An der Praxis der Pauschalbesteuerung wird seit Jahren immer wieder Kritik laut. «Indirekt kaufen diese Menschen ihre Aufenthaltserlaubnis», so Martin Hilti, Direktor der NGO Transparency International in Bern, gegenüber «Swissinfo». «Aber ist Geld das richtige Kriterium für die Erteilung von Aufenthaltsgenehmigungen? Eigentlich sollte es die Beziehung zum Land sein.»

Ähnlich sieht das die SP-Nationalrätin Susanne Leutenegger-Oberholzer.
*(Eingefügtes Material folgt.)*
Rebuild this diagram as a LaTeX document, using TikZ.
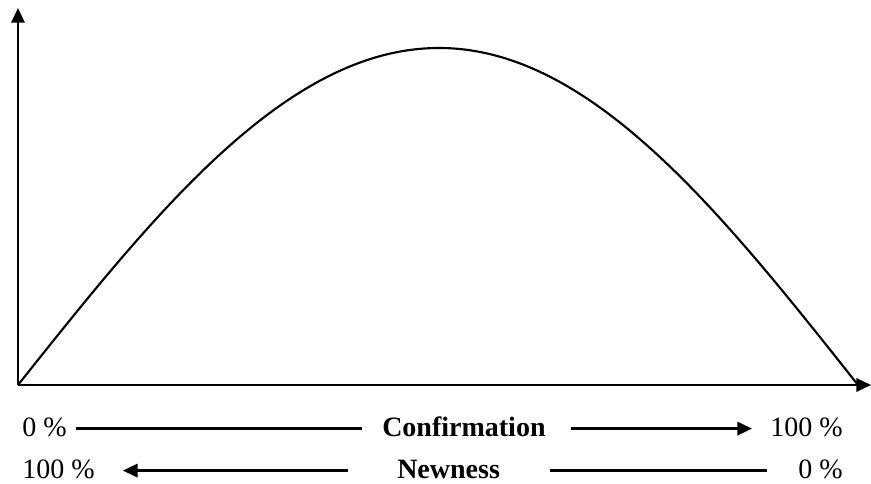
\documentclass[tikz,border=0pt]{standalone}
\usepackage{fontspec}
\setmainfont{Liberation Serif}
\usetikzlibrary{arrows.meta}

\begin{document}
\begin{tikzpicture}[
  x=0.75pt,y=0.75pt,
  >={Triangle[length=11pt,width=10pt]},
  font=\fontsize{21}{25}\selectfont,
  axis/.style={->, line width=1.8pt},
  curve/.style={line width=1.6pt},
  rule/.style={line width=1.8pt},
  scalelabel/.style={inner sep=0pt, text height=12.6pt, text depth=0pt, anchor=base west},
  titlelabel/.style={scalelabel, font=\fontsize{21}{25}\selectfont\bfseries}
]
\path[use as bounding box] (0,0) rectangle (871,484);

% Axes
\coordinate (O)    at (18,99);
\coordinate (Ytop) at (18,476);
\coordinate (Xend) at (871,99);
\draw[axis] (O) -- (Ytop);
\draw[axis] (O) -- (Xend);

% Curve: quarter sine up to the peak, quarter cosine back down
\coordinate (Peak) at (439,436);
\coordinate (Xcut) at (858,99);
\draw[curve] (O) sin (Peak) cos (Xcut);

% Confirmation row
\node[scalelabel] (zeroA)     at (22,47)  {0 \%};
\node[titlelabel] (confirm)   at (382,47) {Confirmation};
\node[scalelabel] (hundredA)  at (770,47) {100 \%};
\draw[rule, shorten <=6.75pt, shorten >=15pt] (zeroA) -- (confirm);
\draw[rule, ->, shorten <=18.75pt, shorten >=13.5pt] (confirm) -- (hundredA);

% Newness row
\node[scalelabel] (hundredB)  at (22,5)   {100 \%};
\node[titlelabel] (newness)   at (397,5)  {Newness};
\node[scalelabel] (zeroB)     at (798,5)  {0 \%};
\draw[rule, ->, shorten <=36.75pt, shorten >=21pt] (newness) -- (hundredB);
\draw[rule, shorten <=37.5pt, shorten >=23.25pt] (newness) -- (zeroB);

\end{tikzpicture}
\end{document}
Als vor zwei Jahren bekannt geworden war, dass dem russischen Oligarchen Roman Abramowitsch eine Aufenthaltsbewilligung verwehrt wurde und das Thema der «Goldenen Visa» die Öffentlichkeit erneut beschäftigte, fand die langjährige Gegnerin der Praxis klare Worte: «Man kann sich das Recht in der Schweiz erkaufen», so die Politikerin 2018 gegenüber SRF. «Man muss nur genügend Geld haben, dann bekommt man das Recht zum Aufenthalt, sich Immobilien zu erwerben und zu alledem noch die Pauschalbesteuerung.»

Das Wahlvolk sah das allerdings anders – zumindest im Jahr 2014. Damals lehnte eine Mehrheit von fast 60 Prozent eine von der Alternativen Linken lancierte eidgenössische Volksinitiative zur Abschaffung der Pauschalbesteuerung ab. Seitdem sind die Einkünfte durch die Pauschalbesteuerung sogar noch weiter angestiegen – um rund 100 Millionen Franken zwischen 2014 und 2018.